A quick check of the clock says it’s time to get up.
I weave my way to where hot water soothes my crusty eyes.
More weaving — toilet, then kitchen.
Bleary eyes won’t slow me down — I could find the coffee machine with my eyes closed.
I choose a favourite cup from among my favourite cups, all lined up on top of the machine.
Plenty of water in the tank (I fill it religiously – coffee is a religion of sorts).
The pods nestle in a ceramic bowl I bought at our local market, years ago. The glaze soothes my soul.
I choose a pod (nothing magical or spiritual about the choice, just the top one), drop it into the machine, close the lever and pray that the precious liquid ends up in the mug and not oozing out the side of the device. The life span of these machines is about six months, then the paper towels come out to sop up the leakage. The makers give them away once a year to lure new customers from a crowded market. It works on me, but then, I’m not very bright.
Within seconds, the liquid starts to flow, and as long as I don’t hear a spluttering noise (like I make when I’m drowning), I know my coffee is not far away.
A spoon of honey, stir well, hold the cup in both hands and inhale the same way you do with a sixteen-year-old Lagavulin.

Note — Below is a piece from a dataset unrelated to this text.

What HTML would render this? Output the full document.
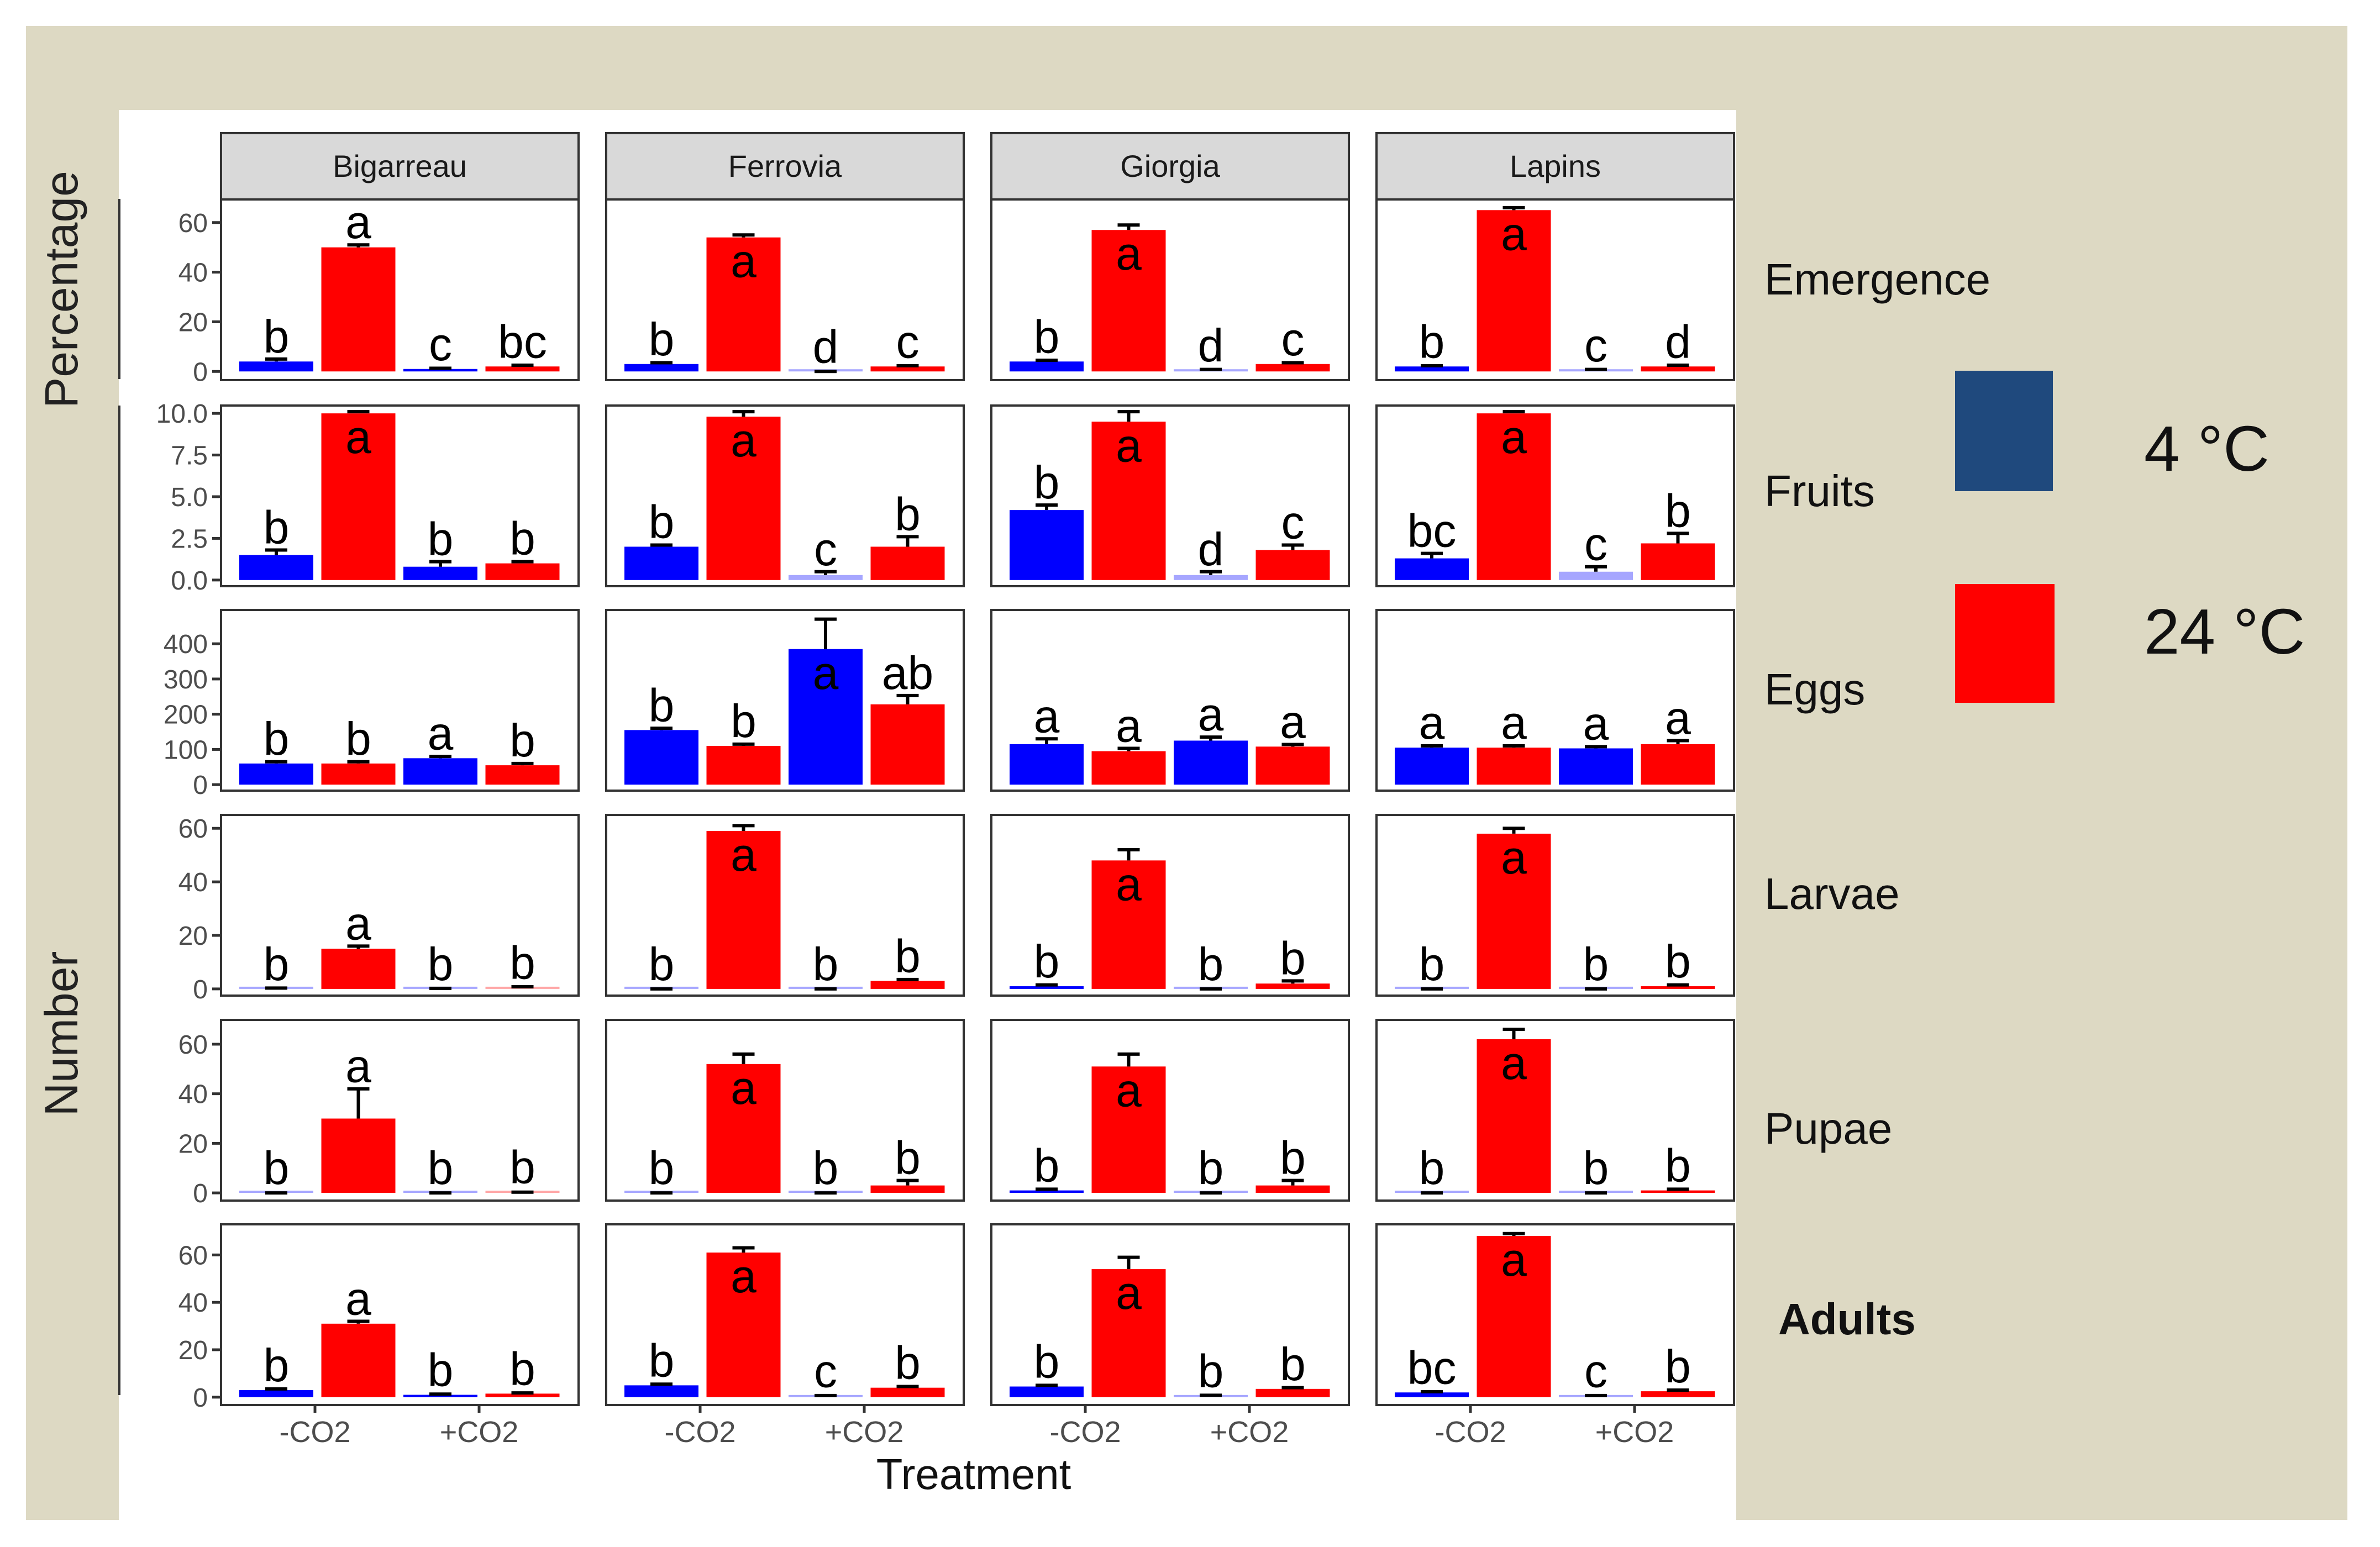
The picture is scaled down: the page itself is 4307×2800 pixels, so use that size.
<!DOCTYPE html>
<html><head><meta charset="utf-8"><style>
html,body{margin:0;padding:0;background:#fff;}
svg{display:block;font-family:"Liberation Sans",sans-serif;}
</style></head><body>
<svg id="chart" width="4307" height="2800" viewBox="0 0 4307 2800" xmlns="http://www.w3.org/2000/svg">
<rect x="0" y="0" width="4307" height="2800" fill="#ffffff"/>
<rect x="47" y="47" width="4201" height="2704" fill="#DDD9C3"/>
<rect x="215" y="199" width="2927" height="2552" fill="#ffffff"/>
<g id="plots"></g>
<text transform="translate(140,524) rotate(-90)" text-anchor="middle" font-size="84" fill="#222">Percentage</text>
<text transform="translate(140,1871) rotate(-90)" text-anchor="middle" font-size="84" fill="#222">Number</text>
<line x1="216" y1="360" x2="216" y2="686" stroke="#333" stroke-width="4"/>
<line x1="216" y1="734" x2="216" y2="2525" stroke="#333" stroke-width="4"/>
<text x="1762" y="2695" text-anchor="middle" font-size="78" fill="#111">Treatment</text>
<g>
<rect x="3538" y="671" width="177" height="218" fill="#1F497D"/>
<text x="3880" y="852" font-size="116" fill="#111">4 °C</text>
<rect x="3538" y="1057" width="180" height="215" fill="#FF0000"/>
<text x="3880" y="1183" font-size="116" fill="#111">24 °C</text>
</g>
</svg>
<script>
const cultivars = ["Bigarreau","Ferrovia","Giorgia","Lapins"];
const rowNames = ["Emergence","Fruits","Eggs","Larvae","Pupae","Adults"];
const treatments = ["-CO2","+CO2"];
const temps = ["4C","24C"];
// bar order per panel: [-CO2 4C, -CO2 24C, +CO2 4C, +CO2 24C]
const emergenceVals = [[4,50,1,2],[3,54,0,2],[4,57,0.5,3],[2,65,0.5,2]];
const emergenceSE   = [[1,1,0.3,0.5],[0.5,1,0,0.3],[0.5,2,0.3,0.5],[0.3,1,0.3,0.5]];
const emergenceLet  = [["b","a","c","bc"],["b","a","d","c"],["b","a","d","c"],["b","a","c","d"]];
const fruitsVals = [[1.5,10,0.8,1.0],[2.0,9.8,0.3,2.0],[4.2,9.5,0.3,1.8],[1.3,10,0.5,2.2]];
const fruitsSE   = [[0.3,0.1,0.3,0.1],[0.1,0.3,0.2,0.6],[0.3,0.6,0.2,0.3],[0.3,0.1,0.3,0.6]];
const fruitsLet  = [["b","a","b","b"],["b","a","c","b"],["b","a","d","c"],["bc","a","c","b"]];
const eggsVals = [[60,60,75,55],[155,110,385,228],[115,95,125,108],[105,105,103,115]];
const eggsSE   = [[5,5,5,5],[5,5,85,25],[15,8,10,6],[5,5,5,10]];
const eggsLet  = [["b","b","a","b"],["b","b","a","ab"],["a","a","a","a"],["a","a","a","a"]];
const larvaeVals = [[0,15,0,0.5],[0,59,0,3],[1,48,0,2],[0,58,0,1]];
const larvaeSE   = [[0.3,1,0.2,0.3],[0,2,0,0.5],[0.5,4,0,1],[0,2,0,0.5]];
const larvaeLet  = [["b","a","b","b"],["b","a","b","b"],["b","a","b","b"],["b","a","b","b"]];
const pupaeVals = [[0,30,0,0.3],[0,52,0,3],[1,51,0,3],[0,62,0,1]];
const pupaeSE   = [[0,12,0,0],[0,4,0,2],[0.5,5,0,2],[0,4,0,0.5]];
const pupaeLet  = [["b","a","b","b"],["b","a","b","b"],["b","a","b","b"],["b","a","b","b"]];
const adultsVals = [[3,31,1,1.5],[5,61,0.5,4],[4.5,54,0.5,3.5],[2,68,0.5,2.5]];
const adultsSE   = [[0.5,1,0.3,0.3],[0.5,2,0.2,0.5],[0.5,5,0.3,0.5],[0.3,1,0.2,0.5]];
const adultsLet  = [["b","a","b","b"],["b","a","c","b"],["b","a","b","b"],["bc","a","c","b"]];
const yTicksEmergence = ["0","20","40","60"];
const yTicksFruits = ["0.0","2.5","5.0","7.5","10.0"];
const yTicksEggs = ["0","100","200","300","400"];
const yTicksCounts = ["0","20","40","60"];

const rowsVals=[emergenceVals,fruitsVals,eggsVals,larvaeVals,pupaeVals,adultsVals];
const rowsSE=[emergenceSE,fruitsSE,eggsSE,larvaeSE,pupaeSE,adultsSE];
const rowsLet=[emergenceLet,fruitsLet,eggsLet,larvaeLet,pupaeLet,adultsLet];
const rowsTicks=[yTicksEmergence,yTicksFruits,yTicksEggs,yTicksCounts,yTicksCounts,yTicksCounts];
// layout
const panelX0=400, panelPitch=697, panelW=647, panelH=327;
const rowTop=[361,734,1104,1475,1846,2216];
const domains=[[-3.5,69.3],[-0.37,10.47],[-17,496],[-2.5,65],[-3.1,69.8],[-3.3,72.9]];
const labelY=[533,916,1275,1645,2070,2415];
const NS="http://www.w3.org/2000/svg";
const g=document.getElementById('plots');
function mk(tag,attrs,parent){const e=document.createElementNS(NS,tag);for(const k in attrs)e.setAttribute(k,attrs[k]);(parent||g).appendChild(e);return e;}

cultivars.forEach((c,ci)=>{
  const x=panelX0+ci*panelPitch;
  const s=mk('rect',{x:x,y:241,width:panelW,height:120,fill:'#d9d9d9',stroke:'#333','stroke-width':4});
  
  
  const t=mk('text',{x:x+panelW/2,y:320,'text-anchor':'middle','font-size':56,fill:'#1a1a1a'});
  t.textContent=c;
  
  
});

rowNames.forEach((rn,ri)=>{
  const top=rowTop[ri], bot=top+panelH, d=domains[ri];
  const yS=v=>bot-(v-d[0])/(d[1]-d[0])*panelH;
  const lab=mk('text',{x:rn==="Adults"?3218:3193,y:labelY[ri],'font-size':80,fill:'#111','font-weight':rn==="Adults"?'bold':'normal'});
  lab.textContent=rn;
  
  
  rowsTicks[ri].forEach(tl=>{
    const v=parseFloat(tl), y=yS(v);
    const tk=mk('line',{x1:panelX0-16,x2:panelX0,y1:y,y2:y,stroke:'#333','stroke-width':5});
    
    
    const tt=mk('text',{x:panelX0-24,y:y+17,'text-anchor':'end','font-size':48,fill:'#4d4d4d'});
    tt.textContent=tl;
    
    
  });
  cultivars.forEach((c,ci)=>{
    const px=panelX0+ci*panelPitch;
    const pr=mk('rect',{x:px,y:top,width:panelW,height:panelH,fill:'#fff',stroke:'#333','stroke-width':4});
    
    
    rowsVals[ri][ci].forEach((v,bi)=>{
      const se=rowsSE[ri][ci][bi];
      const bx=px+33+bi*148.5, bw=134;
      const y0=yS(0), y1=yS(v);
      const col=(bi%2===0)?'#0000FF':'#FF0000';
      const h=Math.max(y0-y1,4);
      const b=mk('rect',{x:bx,y:y0-h,width:bw,height:h,fill:col,opacity:(v<0.8?0.35:1)});
      
      
      const cx=bx+bw/2, ye=yS(v+se);
      const eb=mk('path',{d:`M${cx},${y1} L${cx},${ye} M${cx-20},${ye} L${cx+20},${ye}`,stroke:'#000','stroke-width':6,fill:'none'});
      
      
      let ly=Math.min(ye,y1-4)-12;
      if(ly<top+55) ly=y1+72;
      const lt=mk('text',{x:cx,y:ly,'text-anchor':'middle','font-size':84,fill:'#000'});
      lt.textContent=rowsLet[ri][ci][bi];
      
      
    });
  });
});
cultivars.forEach((c,ci)=>{
  const px=panelX0+ci*panelPitch, bot=rowTop[5]+panelH;
  treatments.forEach((t,ti)=>{
    const x=px+170+ti*297;
    const tk=mk('line',{x1:x,x2:x,y1:bot,y2:bot+14,stroke:'#333','stroke-width':5});
    
    
    const tt=mk('text',{x:x,y:2610,'text-anchor':'middle','font-size':54,fill:'#4d4d4d'});
    tt.textContent=t;
    
    
  });
});
</script>
</body></html>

Take the cup and stand by the window, wait for the parrots to have a bath in the creek.
The sun has been up for quite a while, but the tall eucalypts make me wait for direct rays.
After bathing and squabbling over the best bathing location, the parrots will fly to a low branch and preen in the sunlight.
The voices in my head haven’t woken yet, so I’m free for the moment and the day is full of possibility.
My dog wants me to go outside, but he knows to wait until that first coffee is consumed, then it is time to play.
From there I wait to see what the day has in store for me. It may be a day just like yours. It may be a day best forgotten, but whatever it will be, it is another day and another chance for redemption.